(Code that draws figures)
%%
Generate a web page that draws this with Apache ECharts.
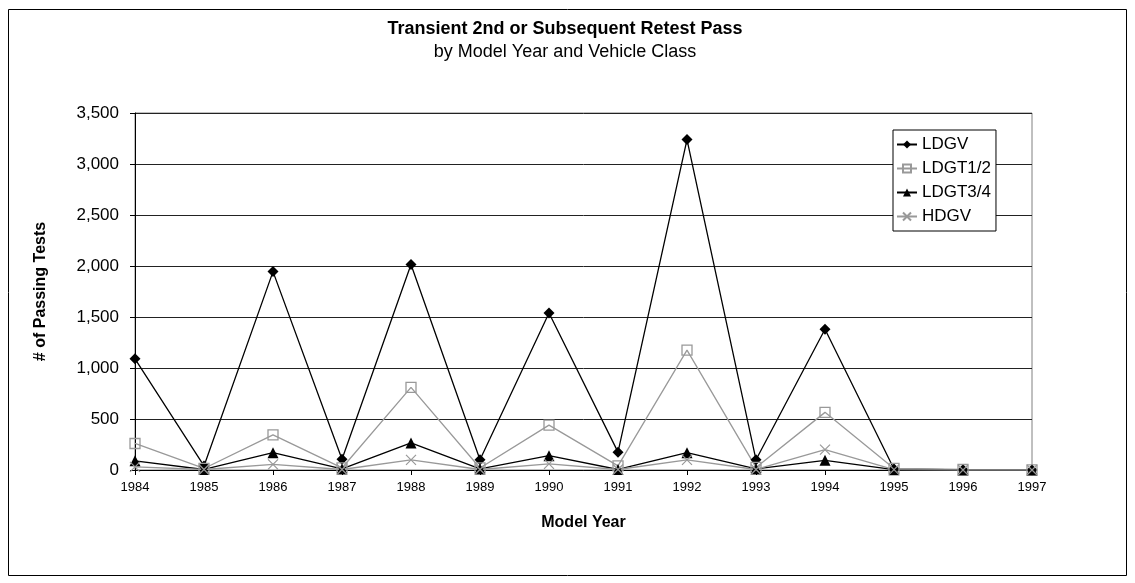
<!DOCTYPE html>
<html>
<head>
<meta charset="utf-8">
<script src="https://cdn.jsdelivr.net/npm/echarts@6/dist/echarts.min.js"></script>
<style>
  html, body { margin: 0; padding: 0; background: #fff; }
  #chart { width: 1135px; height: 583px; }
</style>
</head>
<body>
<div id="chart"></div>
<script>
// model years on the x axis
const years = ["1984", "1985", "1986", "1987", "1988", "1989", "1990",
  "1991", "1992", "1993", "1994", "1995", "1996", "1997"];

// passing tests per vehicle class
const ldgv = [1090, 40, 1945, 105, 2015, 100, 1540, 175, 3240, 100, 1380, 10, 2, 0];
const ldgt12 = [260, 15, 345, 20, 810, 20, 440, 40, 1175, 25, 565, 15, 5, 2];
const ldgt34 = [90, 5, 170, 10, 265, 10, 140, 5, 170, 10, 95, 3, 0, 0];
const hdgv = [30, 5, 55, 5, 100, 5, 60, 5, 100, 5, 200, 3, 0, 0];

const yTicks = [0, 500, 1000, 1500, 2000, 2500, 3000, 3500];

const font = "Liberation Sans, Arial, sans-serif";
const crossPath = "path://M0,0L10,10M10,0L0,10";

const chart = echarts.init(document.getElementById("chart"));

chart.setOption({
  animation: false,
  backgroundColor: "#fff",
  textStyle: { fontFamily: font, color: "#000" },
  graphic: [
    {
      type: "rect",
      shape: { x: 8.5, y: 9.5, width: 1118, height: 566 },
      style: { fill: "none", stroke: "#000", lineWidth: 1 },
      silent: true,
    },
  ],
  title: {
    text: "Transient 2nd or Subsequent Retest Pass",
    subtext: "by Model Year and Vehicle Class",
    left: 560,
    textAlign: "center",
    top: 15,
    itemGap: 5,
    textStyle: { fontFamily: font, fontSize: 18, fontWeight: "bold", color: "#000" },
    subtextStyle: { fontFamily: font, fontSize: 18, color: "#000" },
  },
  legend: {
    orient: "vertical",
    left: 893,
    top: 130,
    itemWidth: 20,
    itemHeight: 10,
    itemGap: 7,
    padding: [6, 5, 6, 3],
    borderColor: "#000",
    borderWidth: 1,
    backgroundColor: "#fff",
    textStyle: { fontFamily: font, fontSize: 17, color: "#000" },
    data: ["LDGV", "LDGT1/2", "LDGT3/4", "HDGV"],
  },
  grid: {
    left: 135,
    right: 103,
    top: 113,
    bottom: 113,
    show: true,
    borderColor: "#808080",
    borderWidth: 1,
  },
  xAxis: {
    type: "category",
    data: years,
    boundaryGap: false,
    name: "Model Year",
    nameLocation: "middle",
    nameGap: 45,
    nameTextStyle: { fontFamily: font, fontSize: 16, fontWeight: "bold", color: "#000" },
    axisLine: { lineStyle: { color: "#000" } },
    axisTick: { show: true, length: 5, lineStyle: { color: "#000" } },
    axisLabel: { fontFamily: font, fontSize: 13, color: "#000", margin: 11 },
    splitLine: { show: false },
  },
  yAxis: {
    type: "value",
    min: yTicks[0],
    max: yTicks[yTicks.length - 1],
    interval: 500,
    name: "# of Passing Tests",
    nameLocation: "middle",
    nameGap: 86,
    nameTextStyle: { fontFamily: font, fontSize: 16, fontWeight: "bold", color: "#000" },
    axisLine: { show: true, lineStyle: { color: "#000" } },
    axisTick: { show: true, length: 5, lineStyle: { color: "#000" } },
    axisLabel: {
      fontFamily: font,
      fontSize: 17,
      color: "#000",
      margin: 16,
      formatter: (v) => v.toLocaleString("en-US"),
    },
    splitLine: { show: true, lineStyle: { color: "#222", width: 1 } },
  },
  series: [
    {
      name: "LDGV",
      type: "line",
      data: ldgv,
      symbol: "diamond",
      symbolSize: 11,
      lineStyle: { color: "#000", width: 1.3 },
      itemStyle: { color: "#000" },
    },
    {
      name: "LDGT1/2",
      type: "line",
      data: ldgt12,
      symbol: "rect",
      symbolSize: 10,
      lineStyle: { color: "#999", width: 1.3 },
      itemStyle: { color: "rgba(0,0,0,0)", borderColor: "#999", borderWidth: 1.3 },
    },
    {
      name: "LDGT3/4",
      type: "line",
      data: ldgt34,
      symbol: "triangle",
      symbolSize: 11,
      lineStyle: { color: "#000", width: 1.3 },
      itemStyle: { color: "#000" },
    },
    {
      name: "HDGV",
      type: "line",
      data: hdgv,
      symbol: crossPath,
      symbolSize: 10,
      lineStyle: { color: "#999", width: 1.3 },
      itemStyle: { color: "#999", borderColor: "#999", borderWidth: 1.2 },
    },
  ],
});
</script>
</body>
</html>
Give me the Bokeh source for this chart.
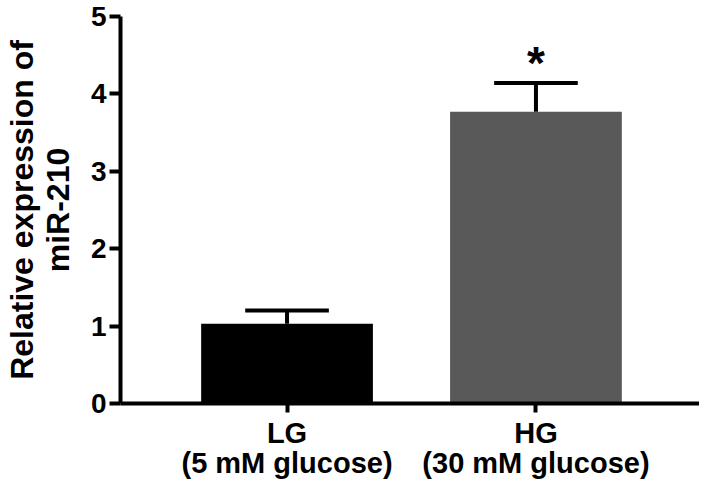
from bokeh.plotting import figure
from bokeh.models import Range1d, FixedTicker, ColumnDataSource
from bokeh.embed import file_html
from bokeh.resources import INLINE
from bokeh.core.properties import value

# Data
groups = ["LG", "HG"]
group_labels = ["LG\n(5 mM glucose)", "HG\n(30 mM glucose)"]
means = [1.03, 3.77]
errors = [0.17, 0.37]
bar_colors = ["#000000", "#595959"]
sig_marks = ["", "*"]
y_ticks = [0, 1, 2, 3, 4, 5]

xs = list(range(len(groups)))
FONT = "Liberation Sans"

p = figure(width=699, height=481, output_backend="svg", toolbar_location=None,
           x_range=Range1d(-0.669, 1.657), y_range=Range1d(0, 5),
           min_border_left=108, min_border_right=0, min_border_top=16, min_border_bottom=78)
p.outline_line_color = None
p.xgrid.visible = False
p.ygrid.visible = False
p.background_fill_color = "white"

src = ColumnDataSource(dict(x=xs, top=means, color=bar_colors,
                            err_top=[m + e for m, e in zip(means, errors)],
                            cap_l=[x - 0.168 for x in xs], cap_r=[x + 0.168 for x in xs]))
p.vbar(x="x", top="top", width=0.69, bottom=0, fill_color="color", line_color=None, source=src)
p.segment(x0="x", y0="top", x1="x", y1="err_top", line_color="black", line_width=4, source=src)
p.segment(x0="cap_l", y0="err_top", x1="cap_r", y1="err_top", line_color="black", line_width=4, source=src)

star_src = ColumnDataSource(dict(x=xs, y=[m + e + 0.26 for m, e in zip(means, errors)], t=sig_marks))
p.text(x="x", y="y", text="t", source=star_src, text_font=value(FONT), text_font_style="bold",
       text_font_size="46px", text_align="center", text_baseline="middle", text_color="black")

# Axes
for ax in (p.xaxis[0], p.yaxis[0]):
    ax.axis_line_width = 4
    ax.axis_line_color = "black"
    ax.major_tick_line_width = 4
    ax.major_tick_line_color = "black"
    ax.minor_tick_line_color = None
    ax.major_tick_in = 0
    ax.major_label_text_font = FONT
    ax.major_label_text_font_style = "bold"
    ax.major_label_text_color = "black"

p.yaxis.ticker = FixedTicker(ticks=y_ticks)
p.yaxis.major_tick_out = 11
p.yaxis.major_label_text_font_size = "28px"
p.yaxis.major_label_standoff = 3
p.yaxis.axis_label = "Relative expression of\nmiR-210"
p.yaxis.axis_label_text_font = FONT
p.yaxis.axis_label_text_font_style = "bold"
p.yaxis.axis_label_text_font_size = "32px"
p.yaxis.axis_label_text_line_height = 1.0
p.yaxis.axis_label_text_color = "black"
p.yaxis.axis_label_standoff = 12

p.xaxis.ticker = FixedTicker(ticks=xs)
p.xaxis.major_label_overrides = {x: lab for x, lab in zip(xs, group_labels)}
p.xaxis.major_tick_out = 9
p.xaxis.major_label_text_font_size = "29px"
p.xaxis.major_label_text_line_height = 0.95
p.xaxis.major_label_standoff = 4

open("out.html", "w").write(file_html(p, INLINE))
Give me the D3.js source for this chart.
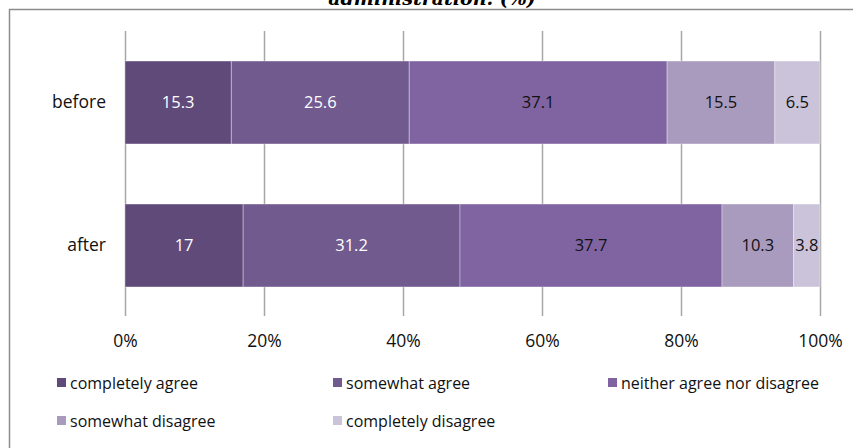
%%
▶ _What is being asked_
Output, exactly, all the records above; include no pictures.

▶ _Written response_
Generate a web page that draws this with Apache ECharts.
<!DOCTYPE html>
<html>
<head>
<meta charset="utf-8">
<script src="https://cdn.jsdelivr.net/npm/echarts@6/dist/echarts.min.js"></script>
<style>
  html, body { margin: 0; padding: 0; background: #fff; }
  #chart { width: 1135px; height: 583px; }
</style>
</head>
<body>
<div id="chart"></div>
<script>
// model years on the x axis
const years = ["1984", "1985", "1986", "1987", "1988", "1989", "1990",
  "1991", "1992", "1993", "1994", "1995", "1996", "1997"];

// passing tests per vehicle class
const ldgv = [1090, 40, 1945, 105, 2015, 100, 1540, 175, 3240, 100, 1380, 10, 2, 0];
const ldgt12 = [260, 15, 345, 20, 810, 20, 440, 40, 1175, 25, 565, 15, 5, 2];
const ldgt34 = [90, 5, 170, 10, 265, 10, 140, 5, 170, 10, 95, 3, 0, 0];
const hdgv = [30, 5, 55, 5, 100, 5, 60, 5, 100, 5, 200, 3, 0, 0];

const yTicks = [0, 500, 1000, 1500, 2000, 2500, 3000, 3500];

const font = "Liberation Sans, Arial, sans-serif";
const crossPath = "path://M0,0L10,10M10,0L0,10";

const chart = echarts.init(document.getElementById("chart"));

chart.setOption({
  animation: false,
  backgroundColor: "#fff",
  textStyle: { fontFamily: font, color: "#000" },
  graphic: [
    {
      type: "rect",
      shape: { x: 8.5, y: 9.5, width: 1118, height: 566 },
      style: { fill: "none", stroke: "#000", lineWidth: 1 },
      silent: true,
    },
  ],
  title: {
    text: "Transient 2nd or Subsequent Retest Pass",
    subtext: "by Model Year and Vehicle Class",
    left: 560,
    textAlign: "center",
    top: 15,
    itemGap: 5,
    textStyle: { fontFamily: font, fontSize: 18, fontWeight: "bold", color: "#000" },
    subtextStyle: { fontFamily: font, fontSize: 18, color: "#000" },
  },
  legend: {
    orient: "vertical",
    left: 893,
    top: 130,
    itemWidth: 20,
    itemHeight: 10,
    itemGap: 7,
    padding: [6, 5, 6, 3],
    borderColor: "#000",
    borderWidth: 1,
    backgroundColor: "#fff",
    textStyle: { fontFamily: font, fontSize: 17, color: "#000" },
    data: ["LDGV", "LDGT1/2", "LDGT3/4", "HDGV"],
  },
  grid: {
    left: 135,
    right: 103,
    top: 113,
    bottom: 113,
    show: true,
    borderColor: "#808080",
    borderWidth: 1,
  },
  xAxis: {
    type: "category",
    data: years,
    boundaryGap: false,
    name: "Model Year",
    nameLocation: "middle",
    nameGap: 45,
    nameTextStyle: { fontFamily: font, fontSize: 16, fontWeight: "bold", color: "#000" },
    axisLine: { lineStyle: { color: "#000" } },
    axisTick: { show: true, length: 5, lineStyle: { color: "#000" } },
    axisLabel: { fontFamily: font, fontSize: 13, color: "#000", margin: 11 },
    splitLine: { show: false },
  },
  yAxis: {
    type: "value",
    min: yTicks[0],
    max: yTicks[yTicks.length - 1],
    interval: 500,
    name: "# of Passing Tests",
    nameLocation: "middle",
    nameGap: 86,
    nameTextStyle: { fontFamily: font, fontSize: 16, fontWeight: "bold", color: "#000" },
    axisLine: { show: true, lineStyle: { color: "#000" } },
    axisTick: { show: true, length: 5, lineStyle: { color: "#000" } },
    axisLabel: {
      fontFamily: font,
      fontSize: 17,
      color: "#000",
      margin: 16,
      formatter: (v) => v.toLocaleString("en-US"),
    },
    splitLine: { show: true, lineStyle: { color: "#222", width: 1 } },
  },
  series: [
    {
      name: "LDGV",
      type: "line",
      data: ldgv,
      symbol: "diamond",
      symbolSize: 11,
      lineStyle: { color: "#000", width: 1.3 },
      itemStyle: { color: "#000" },
    },
    {
      name: "LDGT1/2",
      type: "line",
      data: ldgt12,
      symbol: "rect",
      symbolSize: 10,
      lineStyle: { color: "#999", width: 1.3 },
      itemStyle: { color: "rgba(0,0,0,0)", borderColor: "#999", borderWidth: 1.3 },
    },
    {
      name: "LDGT3/4",
      type: "line",
      data: ldgt34,
      symbol: "triangle",
      symbolSize: 11,
      lineStyle: { color: "#000", width: 1.3 },
      itemStyle: { color: "#000" },
    },
    {
      name: "HDGV",
      type: "line",
      data: hdgv,
      symbol: crossPath,
      symbolSize: 10,
      lineStyle: { color: "#999", width: 1.3 },
      itemStyle: { color: "#999", borderColor: "#999", borderWidth: 1.2 },
    },
  ],
});
</script>
</body>
</html>
Give me the Bokeh source for this chart.
from bokeh.plotting import figure
from bokeh.models import Range1d, FixedTicker, ColumnDataSource
from bokeh.embed import file_html
from bokeh.resources import INLINE
from bokeh.core.properties import value

# Data
groups = ["LG", "HG"]
group_labels = ["LG\n(5 mM glucose)", "HG\n(30 mM glucose)"]
means = [1.03, 3.77]
errors = [0.17, 0.37]
bar_colors = ["#000000", "#595959"]
sig_marks = ["", "*"]
y_ticks = [0, 1, 2, 3, 4, 5]

xs = list(range(len(groups)))
FONT = "Liberation Sans"

p = figure(width=699, height=481, output_backend="svg", toolbar_location=None,
           x_range=Range1d(-0.669, 1.657), y_range=Range1d(0, 5),
           min_border_left=108, min_border_right=0, min_border_top=16, min_border_bottom=78)
p.outline_line_color = None
p.xgrid.visible = False
p.ygrid.visible = False
p.background_fill_color = "white"

src = ColumnDataSource(dict(x=xs, top=means, color=bar_colors,
                            err_top=[m + e for m, e in zip(means, errors)],
                            cap_l=[x - 0.168 for x in xs], cap_r=[x + 0.168 for x in xs]))
p.vbar(x="x", top="top", width=0.69, bottom=0, fill_color="color", line_color=None, source=src)
p.segment(x0="x", y0="top", x1="x", y1="err_top", line_color="black", line_width=4, source=src)
p.segment(x0="cap_l", y0="err_top", x1="cap_r", y1="err_top", line_color="black", line_width=4, source=src)

star_src = ColumnDataSource(dict(x=xs, y=[m + e + 0.26 for m, e in zip(means, errors)], t=sig_marks))
p.text(x="x", y="y", text="t", source=star_src, text_font=value(FONT), text_font_style="bold",
       text_font_size="46px", text_align="center", text_baseline="middle", text_color="black")

# Axes
for ax in (p.xaxis[0], p.yaxis[0]):
    ax.axis_line_width = 4
    ax.axis_line_color = "black"
    ax.major_tick_line_width = 4
    ax.major_tick_line_color = "black"
    ax.minor_tick_line_color = None
    ax.major_tick_in = 0
    ax.major_label_text_font = FONT
    ax.major_label_text_font_style = "bold"
    ax.major_label_text_color = "black"

p.yaxis.ticker = FixedTicker(ticks=y_ticks)
p.yaxis.major_tick_out = 11
p.yaxis.major_label_text_font_size = "28px"
p.yaxis.major_label_standoff = 3
p.yaxis.axis_label = "Relative expression of\nmiR-210"
p.yaxis.axis_label_text_font = FONT
p.yaxis.axis_label_text_font_style = "bold"
p.yaxis.axis_label_text_font_size = "32px"
p.yaxis.axis_label_text_line_height = 1.0
p.yaxis.axis_label_text_color = "black"
p.yaxis.axis_label_standoff = 12

p.xaxis.ticker = FixedTicker(ticks=xs)
p.xaxis.major_label_overrides = {x: lab for x, lab in zip(xs, group_labels)}
p.xaxis.major_tick_out = 9
p.xaxis.major_label_text_font_size = "29px"
p.xaxis.major_label_text_line_height = 0.95
p.xaxis.major_label_standoff = 4

open("out.html", "w").write(file_html(p, INLINE))
Give me the D3.js source for this chart.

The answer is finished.